Xiaomi made a dramatic entry into the performance vehicle segment on February 28, unveiling its first supercar concept, the Vision GT, at a Barcelona launch event. The electric vision gran turismo will be on public display from March 2-5 at Mobile World Congress, signaling the tech giant's accelerating ambitions beyond its successful smartphone and EV businesses.
The automotive excitement cooled, however, with February delivery data revealing stark divergences among China's automakers. Among new energy vehicle manufacturers, NIO posted robust growth with 20,797 deliveries (up 57.65%), while XPeng experienced a sharp 49.9% decline to 15,256 units. Leapmotor and Li Auto showed modest gains.

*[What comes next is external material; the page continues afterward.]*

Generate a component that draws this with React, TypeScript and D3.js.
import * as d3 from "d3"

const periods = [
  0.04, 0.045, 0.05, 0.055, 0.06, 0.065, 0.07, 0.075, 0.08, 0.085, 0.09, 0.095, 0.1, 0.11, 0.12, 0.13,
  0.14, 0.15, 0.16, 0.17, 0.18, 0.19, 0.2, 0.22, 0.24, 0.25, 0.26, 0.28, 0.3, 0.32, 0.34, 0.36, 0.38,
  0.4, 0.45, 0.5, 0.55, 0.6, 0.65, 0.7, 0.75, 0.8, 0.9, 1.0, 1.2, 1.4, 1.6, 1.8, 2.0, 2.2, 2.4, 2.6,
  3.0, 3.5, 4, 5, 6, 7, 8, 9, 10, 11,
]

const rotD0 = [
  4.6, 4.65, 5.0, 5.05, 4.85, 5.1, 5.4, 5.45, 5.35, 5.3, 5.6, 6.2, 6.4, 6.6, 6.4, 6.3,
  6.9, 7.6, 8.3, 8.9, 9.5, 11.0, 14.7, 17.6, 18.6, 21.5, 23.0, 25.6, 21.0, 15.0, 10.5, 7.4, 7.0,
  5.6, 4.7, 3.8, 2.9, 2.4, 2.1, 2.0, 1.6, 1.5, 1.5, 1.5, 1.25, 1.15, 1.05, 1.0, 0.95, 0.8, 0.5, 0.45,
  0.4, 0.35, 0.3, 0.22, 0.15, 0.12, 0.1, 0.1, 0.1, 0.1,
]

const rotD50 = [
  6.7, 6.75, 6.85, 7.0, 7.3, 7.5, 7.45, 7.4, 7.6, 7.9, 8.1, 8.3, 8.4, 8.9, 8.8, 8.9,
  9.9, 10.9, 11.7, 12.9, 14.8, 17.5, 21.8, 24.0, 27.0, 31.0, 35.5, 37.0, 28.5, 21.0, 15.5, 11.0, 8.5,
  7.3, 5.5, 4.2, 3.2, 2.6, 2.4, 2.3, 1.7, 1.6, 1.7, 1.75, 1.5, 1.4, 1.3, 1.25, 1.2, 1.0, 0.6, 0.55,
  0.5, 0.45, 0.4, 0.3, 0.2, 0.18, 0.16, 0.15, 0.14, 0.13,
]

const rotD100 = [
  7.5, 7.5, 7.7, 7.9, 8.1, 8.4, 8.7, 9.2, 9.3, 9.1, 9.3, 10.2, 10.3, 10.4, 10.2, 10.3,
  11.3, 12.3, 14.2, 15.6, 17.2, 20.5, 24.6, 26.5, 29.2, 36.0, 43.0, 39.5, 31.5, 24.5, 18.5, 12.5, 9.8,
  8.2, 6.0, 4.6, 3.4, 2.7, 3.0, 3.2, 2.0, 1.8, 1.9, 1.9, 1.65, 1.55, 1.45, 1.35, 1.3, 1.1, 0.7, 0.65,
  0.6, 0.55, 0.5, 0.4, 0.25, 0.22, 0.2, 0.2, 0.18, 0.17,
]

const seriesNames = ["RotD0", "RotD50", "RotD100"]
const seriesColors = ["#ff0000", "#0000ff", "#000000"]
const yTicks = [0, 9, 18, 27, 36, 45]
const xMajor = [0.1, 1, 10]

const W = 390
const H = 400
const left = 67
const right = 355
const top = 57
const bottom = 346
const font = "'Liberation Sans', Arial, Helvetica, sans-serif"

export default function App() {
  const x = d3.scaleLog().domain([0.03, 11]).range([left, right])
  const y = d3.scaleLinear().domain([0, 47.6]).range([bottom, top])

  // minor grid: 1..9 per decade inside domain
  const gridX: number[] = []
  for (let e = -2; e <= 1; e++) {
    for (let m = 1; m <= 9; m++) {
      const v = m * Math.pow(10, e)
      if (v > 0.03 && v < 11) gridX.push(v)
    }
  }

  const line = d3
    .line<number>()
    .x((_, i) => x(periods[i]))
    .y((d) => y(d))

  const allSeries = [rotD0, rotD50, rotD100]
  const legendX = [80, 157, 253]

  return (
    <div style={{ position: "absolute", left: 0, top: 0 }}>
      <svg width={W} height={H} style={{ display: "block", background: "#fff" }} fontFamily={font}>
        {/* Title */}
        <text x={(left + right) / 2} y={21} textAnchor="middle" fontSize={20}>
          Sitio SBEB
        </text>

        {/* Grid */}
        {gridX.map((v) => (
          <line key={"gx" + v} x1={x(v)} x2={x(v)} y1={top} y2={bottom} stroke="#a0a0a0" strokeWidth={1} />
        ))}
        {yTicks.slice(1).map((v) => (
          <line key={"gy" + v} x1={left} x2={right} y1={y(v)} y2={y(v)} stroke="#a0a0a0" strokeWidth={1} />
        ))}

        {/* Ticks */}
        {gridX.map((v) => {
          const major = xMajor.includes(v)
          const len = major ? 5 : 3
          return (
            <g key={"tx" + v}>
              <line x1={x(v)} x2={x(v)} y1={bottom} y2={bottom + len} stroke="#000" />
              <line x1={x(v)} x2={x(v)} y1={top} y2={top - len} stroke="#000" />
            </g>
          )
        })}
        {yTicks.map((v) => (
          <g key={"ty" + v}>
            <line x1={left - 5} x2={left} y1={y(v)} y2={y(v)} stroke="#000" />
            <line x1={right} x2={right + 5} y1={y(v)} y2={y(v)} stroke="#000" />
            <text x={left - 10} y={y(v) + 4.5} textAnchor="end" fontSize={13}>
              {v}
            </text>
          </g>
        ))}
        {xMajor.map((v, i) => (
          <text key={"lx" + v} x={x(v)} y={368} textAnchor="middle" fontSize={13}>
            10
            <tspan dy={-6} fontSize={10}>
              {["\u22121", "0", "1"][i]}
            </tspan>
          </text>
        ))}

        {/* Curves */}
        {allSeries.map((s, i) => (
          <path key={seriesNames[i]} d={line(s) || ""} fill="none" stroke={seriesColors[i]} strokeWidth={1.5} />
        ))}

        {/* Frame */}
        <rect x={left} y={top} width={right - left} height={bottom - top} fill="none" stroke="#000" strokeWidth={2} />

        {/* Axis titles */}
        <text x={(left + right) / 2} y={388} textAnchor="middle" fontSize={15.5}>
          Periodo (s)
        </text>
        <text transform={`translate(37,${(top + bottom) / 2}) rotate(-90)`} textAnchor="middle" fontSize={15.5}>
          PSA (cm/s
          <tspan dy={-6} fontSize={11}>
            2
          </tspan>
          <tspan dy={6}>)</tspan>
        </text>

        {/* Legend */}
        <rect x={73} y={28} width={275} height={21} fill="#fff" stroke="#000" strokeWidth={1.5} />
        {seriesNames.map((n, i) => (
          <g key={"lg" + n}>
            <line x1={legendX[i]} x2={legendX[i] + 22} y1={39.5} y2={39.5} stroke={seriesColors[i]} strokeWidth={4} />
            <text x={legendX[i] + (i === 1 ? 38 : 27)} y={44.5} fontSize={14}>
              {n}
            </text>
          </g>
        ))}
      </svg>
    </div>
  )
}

Traditional manufacturers faced headwinds as well. BYD's February sales tumbled 41.1% year-on-year to 190,200 vehicles, marking its most significant monthly decline. SAIC Motor delivered 269,500 units (down 8.64%), while Chery and Great Wall also reported decreases. Geely stood as a rare bright spot, eking out 1% growth with 206,200 vehicles sold.
The primary factor for the decrease of automotive sales volume in February is the Chinese New Year holiday, which significantly reduced effective selling days. This, combined with the expiration of EV purchase tax exemptions and consumer wait-and-see attitudes, led to lower sales.
Meanwhile, China's used vehicle market showed typical pre-holiday patterns, with daily transactions averaging 65,800 units during February 9-14, down 5.28% week-on-week as logistics slowed and dealerships closed early for Lunar New Year celebrations.